3) Wash your hands regularly: viruses capable of being transferred to hands and causing an infection can survive on hard surfaces for 24 hours. Not all viruses are this infective, but it is better to be safe than sorry. So that means wash your hands regularly and wipe surfaces such as door handles, benches and other areas where an infected person has been touching (or sneezing). Also, don't touch your hand to your nose, eyes or mouth, as these are easy ways for the viruses to get into the body. This is also why people should stay home when they are sick - to reduce the risk of infecting others. More info here

3) Keep processed sugar a to a minimum (white sugar, brown sugar, fruit drinks, fizzy drinks, molasses, cane sugar)​: one of the problem with sugar is that it depresses the immune system for 4-6 hours after ingestion.
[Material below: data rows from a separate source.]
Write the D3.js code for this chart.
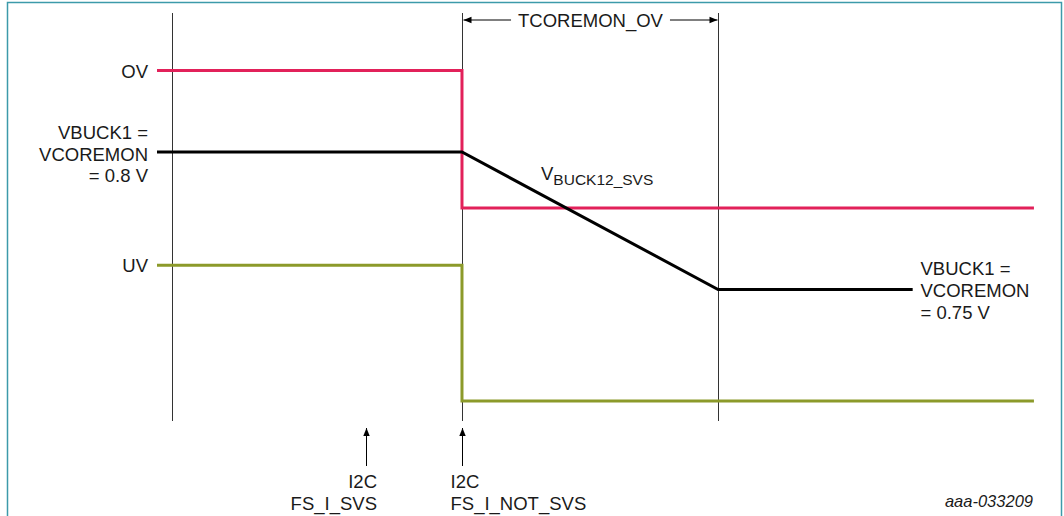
<!DOCTYPE html>
<html><head><meta charset="utf-8">
<script src="https://cdn.jsdelivr.net/npm/d3@7"></script>
<style>
html,body{margin:0;padding:0;background:#fff;}
svg{display:block;}
text{font-family:"Liberation Sans",Arial,Helvetica,sans-serif;fill:#1a1a1a;}
</style></head>
<body>
<svg id="c" width="1064" height="516"></svg>
<script>
// ---- data (time in arbitrary units, levels in volts) ----
const ovTimes   = [0, 33.7, 33.7, 96.9];
const ovLevels  = [0.8296, 0.8296, 0.7796, 0.7796];
const vbTimes   = [0, 33.7, 62.0, 83.5];
const vbLevels  = [0.8, 0.8, 0.75, 0.75];
const uvTimes   = [0, 33.7, 33.7, 96.9];
const uvLevels  = [0.7588, 0.7588, 0.7095, 0.7095];
const markerTimes = [1.66, 33.7, 62.0];          // vertical guide lines
const eventTimes  = [23.1, 33.7];                // I2C event arrows
const eventLabels = [["I2C","FS_I_SVS"],["I2C","FS_I_NOT_SVS"]];
const leftLabels  = [{lv:0.8296, t:["OV"]},
                     {lv:0.8, t:["VBUCK1 =","VCOREMON","= 0.8 V"]},
                     {lv:0.7588, t:["UV"]}];
const rightLabel  = ["VBUCK1 =","VCOREMON","= 0.75 V"];
const spanLabel   = "TCOREMON_OV";
const figId       = "aaa-033209";

const FS = 18.5;
const svg = d3.select("#c");
const x = d3.scaleLinear().domain([0,100]).range([157,1062]);
const y = d3.scaleLinear().domain([0.75,0.8]).range([289.5,152]);
const yTop = 13, yBot = 421;

// border
svg.append("path").attr("d","M7.5,520 V2.5 H1061.5 V520")
  .attr("fill","none").attr("stroke","#3c9aaa").attr("stroke-width",1.5);

// vertical guide lines
svg.selectAll("line.guide").data(markerTimes).join("line")
  .attr("x1",d=>Math.round(x(d))+0.5).attr("x2",d=>Math.round(x(d))+0.5)
  .attr("y1",yTop).attr("y2",yBot).attr("stroke","#333").attr("stroke-width",1);

const line = d3.line().x(d=>x(d[0])).y(d=>y(d[1]));
svg.append("path").datum(ovTimes.map((t,i)=>[t,ovLevels[i]]))
  .attr("d",line).attr("fill","none").attr("stroke","#e2215a").attr("stroke-width",3);
svg.append("path").datum(uvTimes.map((t,i)=>[t,uvLevels[i]]))
  .attr("d",line).attr("fill","none").attr("stroke","#8c9a2a").attr("stroke-width",3);
svg.append("path").datum(vbTimes.map((t,i)=>[t,vbLevels[i]]))
  .attr("d",line).attr("fill","none").attr("stroke","#000").attr("stroke-width",3);

// arrow markers
const defs = svg.append("defs");
defs.append("marker").attr("id","ah").attr("viewBox","0 0 10 10").attr("refX",10).attr("refY",5)
  .attr("markerWidth",10).attr("markerHeight",8).attr("markerUnits","userSpaceOnUse").attr("orient","auto")
  .append("path").attr("d","M0,1 L10,5 L0,9 Z").attr("fill","#000");

// span arrow
const xa = Math.round(x(markerTimes[1]))+0.5, xb = Math.round(x(markerTimes[2]))+0.5, ys = 20;
const xm = (xa+xb)/2;
const st = svg.append("text").attr("x",xm).attr("y",26.5).attr("text-anchor","middle")
  .attr("font-size",FS).text(spanLabel);
const sw = st.node().getComputedTextLength();
svg.append("line").attr("x1",xm-sw/2-7).attr("x2",xa+1).attr("y1",ys).attr("y2",ys)
  .attr("stroke","#000").attr("stroke-width",1).attr("marker-end","url(#ah)");
svg.append("line").attr("x1",xm+sw/2+7).attr("x2",xb-1).attr("y1",ys).attr("y2",ys)
  .attr("stroke","#000").attr("stroke-width",1).attr("marker-end","url(#ah)");

// event arrows
svg.selectAll("line.ev").data(eventTimes).join("line")
  .attr("x1",d=>Math.round(x(d))+0.5).attr("x2",d=>Math.round(x(d))+0.5)
  .attr("y1",466).attr("y2",428).attr("stroke","#000").attr("stroke-width",1)
  .attr("marker-end","url(#ah)");
eventTimes.forEach((t,i)=>{
  const xx = Math.round(x(t));
  const anchor = i===0 ? "end" : "start";
  const xt = i===0 ? xx+11 : xx-11.5;
  eventLabels[i].forEach((s,j)=>{
    svg.append("text").attr("x",xt).attr("y",487.5+j*22.5).attr("text-anchor",anchor)
      .attr("font-size",FS).text(s);
  });
});

// left labels
leftLabels.forEach(L=>{
  const n = L.t.length;
  const off = n===1 ? 7 : 8.5;
  L.t.forEach((s,j)=>{
    svg.append("text").attr("x",148).attr("y",y(L.lv)+off+(j-(n-1)/2)*21.5)
      .attr("text-anchor","end").attr("font-size",FS).text(s);
  });
});

// right label
rightLabel.forEach((s,j)=>{
  svg.append("text").attr("x",920.5).attr("y",y(0.75)+7+(j-1)*22)
    .attr("font-size",FS).text(s);
});

// V_BUCK12_SVS
const tv = svg.append("text").attr("x",541).attr("y",179.5).attr("font-size",FS);
tv.append("tspan").text("V");
tv.append("tspan").attr("font-size",15.5).attr("dy",5).text("BUCK12_SVS");

// figure id
svg.append("text").attr("x",1033).attr("y",507).attr("text-anchor","end")
  .attr("font-size",16.5).attr("font-style","italic").text(figId);
</script>
</body></html>
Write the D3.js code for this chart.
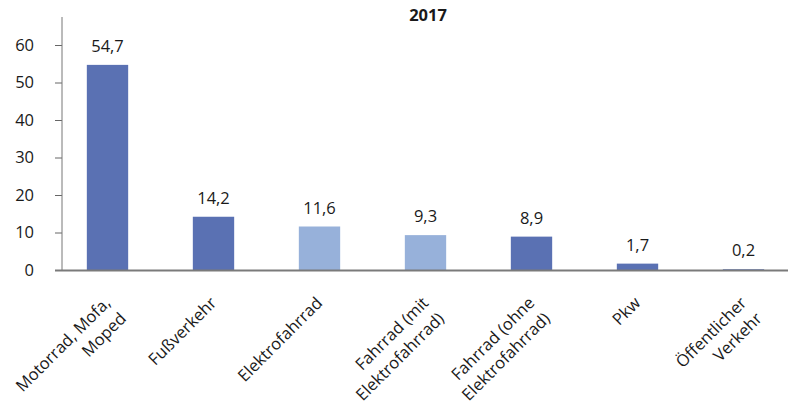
<!DOCTYPE html>
<html>
<head>
<meta charset="utf-8">
<script src="https://cdn.jsdelivr.net/npm/d3@7"></script>
<style>
  html, body { margin: 0; padding: 0; background: #fff; }
  svg { display: block; font-family: "Open Sans", "Noto Sans", sans-serif; }
</style>
</head>
<body>
<svg id="chart" width="788" height="405"></svg>
<script>
// Verkehrsmittel (label lines) and shares for 2017
const categories = [
  ["Motorrad, Mofa,", "Moped"],
  ["Fußverkehr"],
  ["Elektrofahrrad"],
  ["Fahrrad (mit", "Elektrofahrrad)"],
  ["Fahrrad (ohne", "Elektrofahrrad)"],
  ["Pkw"],
  ["Öffentlicher", "Verkehr"]
];
const values = [54.7, 14.2, 11.6, 9.3, 8.9, 1.7, 0.2];
const valueLabels = ["54,7", "14,2", "11,6", "9,3", "8,9", "1,7", "0,2"];
const barTone = ["dark", "dark", "light", "light", "dark", "dark", "dark"];
const yTicks = [0, 10, 20, 30, 40, 50, 60];
const title = "2017";

const colors = { dark: "#5a71b3", light: "#97b1da" };
const textColor = "#1a1a1a";
const fontSize = 16.5;

const svg = d3.select("#chart");
const keys = categories.map(c => c.join(" "));

const x = d3.scaleBand()
  .domain(keys)
  .range([54.5, 796.5])
  .paddingInner(0.61)
  .paddingOuter(0.305);

const y = d3.scaleLinear().domain([0, 60]).range([270, 45]);

// Title
svg.append("text")
  .attr("x", 428).attr("y", 21)
  .attr("text-anchor", "middle")
  .attr("font-size", fontSize).attr("font-weight", "bold")
  .attr("fill", textColor)
  .text(title);

// Y axis
const yAxis = d3.axisLeft(y).tickValues(yTicks).tickSize(7).tickPadding(21).tickFormat(d3.format("d"));
const yg = svg.append("g").attr("transform", "translate(62,0)").call(yAxis);
yg.select(".domain").remove();
yg.selectAll(".tick line").attr("stroke", "#666");
yg.selectAll(".tick text").attr("font-size", fontSize).attr("fill", textColor)
  .attr("font-family", "'Open Sans', 'Noto Sans', sans-serif");
yg.append("line")
  .attr("x1", 0).attr("x2", 0)
  .attr("y1", 17).attr("y2", y(0))
  .attr("stroke", "#777").attr("stroke-width", 1);

// Bars
svg.append("g").selectAll("rect")
  .data(values)
  .join("rect")
  .attr("x", (d, i) => x(keys[i]))
  .attr("width", x.bandwidth())
  .attr("y", d => y(d))
  .attr("height", d => y(0) - y(d))
  .attr("fill", (d, i) => colors[barTone[i]]);

// X axis baseline
svg.append("line")
  .attr("x1", 55).attr("x2", 788)
  .attr("y1", y(0) + 0.5).attr("y2", y(0) + 0.5)
  .attr("stroke", "#7a7a7a").attr("stroke-width", 2);

// Value labels
svg.append("g").selectAll("text")
  .data(values)
  .join("text")
  .attr("x", (d, i) => x(keys[i]) + x.bandwidth() / 2)
  .attr("y", d => y(d) - 13)
  .attr("text-anchor", "middle")
  .attr("font-size", fontSize)
  .attr("fill", textColor)
  .text((d, i) => valueLabels[i]);

// Rotated category labels
const lab = svg.append("g").selectAll("text")
  .data(categories)
  .join("text")
  .attr("transform", (d, i) => `translate(${x(keys[i]) + x.bandwidth() / 2 + 4},${y(0) + 34}) rotate(-45)`)
  .attr("text-anchor", "end")
  .attr("font-size", fontSize)
  .attr("fill", textColor);
lab.each(function(lines) {
  const t = d3.select(this);
  lines.forEach((line, j) => {
    t.append("tspan").attr("x", 0).attr("y", j * 22).text(line);
  });
});
</script>
</body>
</html>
So instead of being able to kill off the bacteria or virus, your body’s immune system’s ability to fight is DECREASED. It is LESS able to fight the infections, thus the infections spread.

4) Keep all dairy products to a minimum (milk, icecream, cream, yoghurt, cheese): these foods are mucous or phlegm producing. So even though they may be fine to have in summer, in winter when there are bacteria and viruses around the mucous/phlegm provides a medium for them to multiply in. When the phlegm is green or dark yellow it may indicate a bacterial or viral infection. (One article I read said that dairy causes the phlegm to thicken.)

5) Increase nutrient dense foods: such as lots of fresh green vegetables, lean protein, raw nuts, garlic: our immune system is like an army and we need lots of vitamins, minerals and protein to keep the army growing, and able to fight. These include the vitamins C, D, E, B6, and the minerals iron, selenium and zinc.

It isn't an old wives tale - chicken soup or broth is an excellent choice when you are in bed with a cold or a virus. Studies show it is anti-inflammatory and the chicken, which is rich in the amino acid glutamine, plays an important role in immune health. Read here

PS: one of the first nutrients I always take as soon as I have the hint of a cold is vitamin C. It is important to take divided doses 3-4 times a day, don't just take it once a day as that won't be effective. I like to take the powder, but a chewable or swallow tablet will also be effective if you get a good brand. Contact me if you have queries about what dose is best for you or your children.

Food sources of vitamin C : it isn't just in citrus fruits - leafy green vegetables such as spinach and kale, bell peppers, brussels sprouts, strawberries and papaya are also excellent sources. Or you can drink parsley tea.